С одной стороны, естественно, взбунтовавшиеся рабочие. Почти все пьяны, дики, страшны и оборванны, как черти в преисподней. У некоторых уже отчего-то лица разбиты, другие какие-то песни поют, а еще у одних изготовлено какое-то воззвание на измятом листке, которое они нам после совали. Среди этих кошмарных уродов мелькают неожиданные образы: Николай Полушкин с порочной улыбкой на лице; камердинер Сержа Никанор (его мне Вера указала) – лохматый, звероподобный мужик, типа хтонических чудовищ; «гражданин», давечи приезжавший к Коронину; и, наконец, совсем юный, изможденного вида человек с совершенно аристократическим, тонким лицом и умными больными глазами.
С другой стороны: умирающий Гордеев в санях; Серж Дубравин с победительной, обаятельнейшей улыбкой, которую ты, должно быть, помнишь; двое слуг Гордеева и приисковый мастер Капитон Емельянов, перепуганные почти до медвежьей болезни; в других санях – Леокардия Власьевна со сжатыми в нитку губами и корзиной медикаментов; Софи Домогатская без всяких чувств и характеристик; закутанная в полушубок Вера с впалыми желтыми щеками; Наденька Златовратская, раздувающая ноздри и пылающая глазами.
Само действие было сумбурным и плохо поставленным. Гордеев, приподнявшись в санях, пытался выяснить, где находятся Печинога и хозяева лавки (родственники гордеевского приятеля-самоеда). Рабочие, увидев Ивана Парфеновича, вроде бы слегка пришли в чувство, выдвинули каких-то самодеятельных ораторов и стали говорить что-то про штрафы, пенсии, гнилую солонину, безопасность в раскопе и прочие насущные, вполне понятные для приискового люда вещи. Гордеев при посредстве Емельянова и Дубравина начал что-то выяснять и обещать. Какое-то время казалось, что тем все и обойдется.
Но вдруг (я со стороны смотрела – как будто спичку кто поджег) все как-то сразу смешалось.
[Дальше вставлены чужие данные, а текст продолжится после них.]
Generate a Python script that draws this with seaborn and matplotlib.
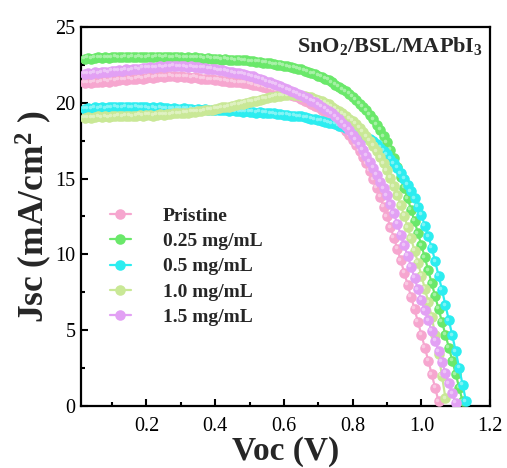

Николаша куда-то исчез, а после появился с незначительным человечком, которого взашей почти вытолкнул вперед толпы. Человечек отчаянным голосом начал Гордеева в чем-то обвинять, как будто тот у него что-то такое несусветное украл. Иван Парфенович вместо того, чтобы человечка окоротить, покраснел, потом побледнел и откинулся в сани. Человечек тут же испарился, словно морок, а толпа опять возбудилась и начала что-то нечленораздельное орать.